Doch auch im PC-Bereich sei es zu erheblichen Problemen gekommen: Ein ihm bekannter Kunde habe bei einer großen Lieferung von PS/2-Rechnern 30 Prozent Ausfälle verzeichnen müssen. Diese Fehlerquote bei IBMs Mikrokanal-Maschinen sei aber seit Dezember 1989 auf sechs Prozent gefallen, schränkte Butlein ein.

Mit der 3090-Familie bietet die IBM nach Meinung des Marktbeobachters eine Mainframe-Reihe an, die mit über fünf Jahren Verweildauer am Markt eine veraltete Technologie repräsentiere. Erst Mitte 1991 könne mit dem "Summit"-Rechner als Nachfolger gerechnet werden, die Zwischenlösung "Foothill" als größere 3090-Maschine sei aber wohl ab Juni dieses Jahres verfügbar.

Neben diesen Schwachstellen in der Produktpalette müsse Big Blue erhebliche Verluste im mittleren Management verkraften. "Eine Armee wird von ihren Unteroffizieren und Feldwebeln getragen. Wenn die fehlen, hat die Armee kein Stützkorsett mehr", versuchte Butlein die Bedeutung des Aderlasses in dieser Hierarchie-Ebene zu verdeutlichen.

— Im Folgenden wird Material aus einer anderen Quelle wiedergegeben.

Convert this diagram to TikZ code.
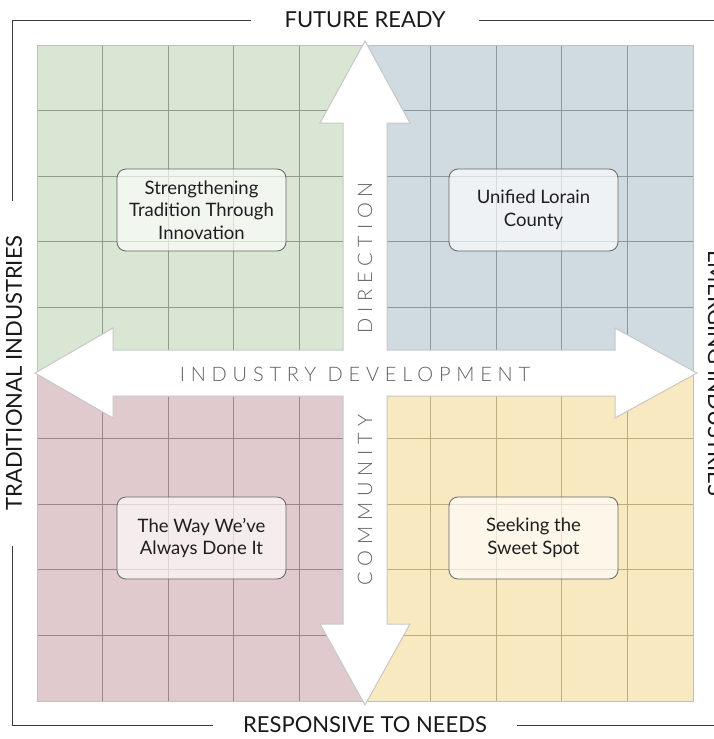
\documentclass[tikz,border=0pt]{standalone}
\usepackage{fontspec}
\setmainfont{Lato}
\newfontfamily\axisfont[LetterSpace=29]{Lato Light}
\definecolor{greenfill}{HTML}{D9E6D4}
\definecolor{greenline}{HTML}{8E9E8B}
\definecolor{bluefill}{HTML}{CFDBE1}
\definecolor{blueline}{HTML}{8C989E}
\definecolor{pinkfill}{HTML}{E1CACD}
\definecolor{pinkline}{HTML}{9C8689}
\definecolor{yellowfill}{HTML}{F9E9C1}
\definecolor{yellowline}{HTML}{BFAB7D}
\definecolor{labelgray}{HTML}{606060}
\definecolor{framegray}{HTML}{3A3A3A}
\begin{document}
\begin{tikzpicture}[x=1pt,y=-1pt,
    quadbox/.style={draw=black!60,line width=0.8pt,fill=white,fill opacity=0.65,
      text opacity=1,rounded corners=9pt,minimum width=169pt,minimum height=82pt,
      align=center,font=\fontsize{18.5}{22.5}\selectfont,text=black!88},
    framelabel/.style={inner sep=0pt,font=\fontsize{22}{26}\selectfont,text=black!90},
    axislabel/.style={inner sep=0pt,font=\axisfont\fontsize{20}{24}\selectfont,text=labelgray}]
  \useasboundingbox (0,0) rectangle (714,739);
  % quadrants
  \foreach \qx/\qy/\qfill/\qline in {37/45/greenfill/greenline,365/45/bluefill/blueline,
      37/373/pinkfill/pinkline,365/373/yellowfill/yellowline} {
    \fill[\qfill] (\qx,\qy) rectangle ++(328,328);
    \foreach \k in {1,...,4} {
      \draw[\qline,line width=0.9pt] (\qx+\k*65.6,\qy) -- ++(0,328);
      \draw[\qline,line width=0.9pt] (\qx,\qy+\k*65.6) -- ++(328,0);
    }
  }
  \draw[black!25,line width=0.8pt] (37,45) rectangle (693,701);
  % arrows
  \draw[black!22,fill=white,line width=1pt,line join=miter]
    (365,41) -- (410,123) -- (387,123) -- (387,350) -- (615,350) -- (615,328)
    -- (697,373) -- (615,418) -- (615,396) -- (387,396) -- (387,624) -- (410,624)
    -- (365,705) -- (320,624) -- (343,624) -- (343,396) -- (113,396) -- (113,418)
    -- (35,373) -- (113,328) -- (113,350) -- (343,350) -- (343,123) -- (320,123) -- cycle;
  \draw
    (365,258) node[axislabel,rotate=90] (direction){DIRECTION}
    (365,500) node[axislabel,rotate=90] (community){COMMUNITY}
    (355,374) node[axislabel] (development){INDUSTRY DEVELOPMENT};
  % quadrant names
  \draw
    (201.5,210) node[quadbox] (strong){Strengthening\\Tradition Through\\Innovation}
    (533.5,210) node[quadbox] (unified){Unified Lorain\\County}
    (201.5,538) node[quadbox] (always){The Way We’ve\\Always Done It}
    (533.5,538) node[quadbox] (sweet){Seeking the\\Sweet Spot};
  % frame
  \draw
    (365,20) node[framelabel] (future){FUTURE READY}
    (365,725) node[framelabel] (needs){RESPONSIVE TO NEEDS}
    (14,373) node[framelabel,rotate=90] (traditional){TRADITIONAL INDUSTRIES}
    (716,373) node[framelabel,rotate=-90] (emerging){EMERGING INDUSTRIES};
  \coordinate (topleft) at (12,20);
  \coordinate (topright) at (714,20);
  \coordinate (bottomleft) at (12,725);
  \coordinate (bottomright) at (714,725);
  \coordinate (leftgaptop) at ([yshift=34pt]traditional.east);
  \coordinate (leftgapbottom) at ([yshift=-35pt]traditional.west);
  \begin{scope}[framegray,line width=0.8pt]
    \draw ([xshift=-33pt]future.west) -- (topleft) -- (topleft |- leftgaptop);
    \draw ([xshift=33pt]future.east) -- (topright);
    \draw ([xshift=-30pt]needs.west) -- (bottomleft) -- (bottomleft |- leftgapbottom);
    \draw ([xshift=30pt]needs.east) -- (bottomright);
  \end{scope}
\end{tikzpicture}
\end{document}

Mangelnde Softwarekenntnisse bei den Sales-Leuten

Ein wesentlicher Kritikpunkt sei auch die mangelnde fachliche Kompetenz des Verkaufspersonals. "Der Kenntnisstand der Sales-Leute, gerade auch im Software-Bereich, ist dramatisch gesunken", so Butlein mit Verweis beispielsweise auf die von den Armonkern erst vor kurzem vorgestellten RISC/6000-Systeme. Auch glaubt der Meta-Group-Chef, eine geringe Motivation bei den Mitarbeitern des Branchenprimus feststellen zu können. Zudem sei die Marketing-Organisation von Big Blue nicht mehr so hervorragend wie früher.

Butlein schließt daraus, daß die IBM im Zuge eines drei- bis fünfjährigen Umstrukturierungsplanes wichtige Veränderungen sowohl im Management als auch in der Unternehmenskultur und auf strategischem Gebiet vornehmen werde.

Dennoch sieht der Marktforscher auch in Zukunft den Erfolg der Armonker gesichert: "Die Benutzer wollen den Erfolg von IBM, denn sie ist nach wie vor der bevorzugte Anbieter." Zudem setze das Unternehmen weiterhin Preis- und De-facto-Standards, auch spiele es eine vorherrschende Rolle bei komplexer Systemsoftware. Darüber hinaus kontrollierten die Armonker den Markt im oberen Rechnerbereich und hätten Anstrengungen unternommen, einen Schub in Richtung Systemdienstleistungen einzuleiten.

Um Verluste durch sinkende Hardwarepreise aufzufangen, sei die IBM darauf verfallen, die Softwarepreise erheblich anzuheben. Man könne sich das leisten, weil hier die Konkurrenz deutlich geringer sei.

Aller Kritik zum Trotz machte Butlein allerdings eins klar: "Mit sechs Milliarden Dollar ist das Budget der Armonker allein für Forschung und Entwicklung immer noch doppelt so hoch wie die Umsätze der Konkurrenten Hitachi und Amdahl zusammen."

Deshalb ist sich der Unternehmensberater auch sicher, daß Big Blue seine Führungsposition bis 1995 weiter ausbauen wird, wobei allerdings die Dominanz aus dem Jahre 1984 nicht mehr erreicht werde.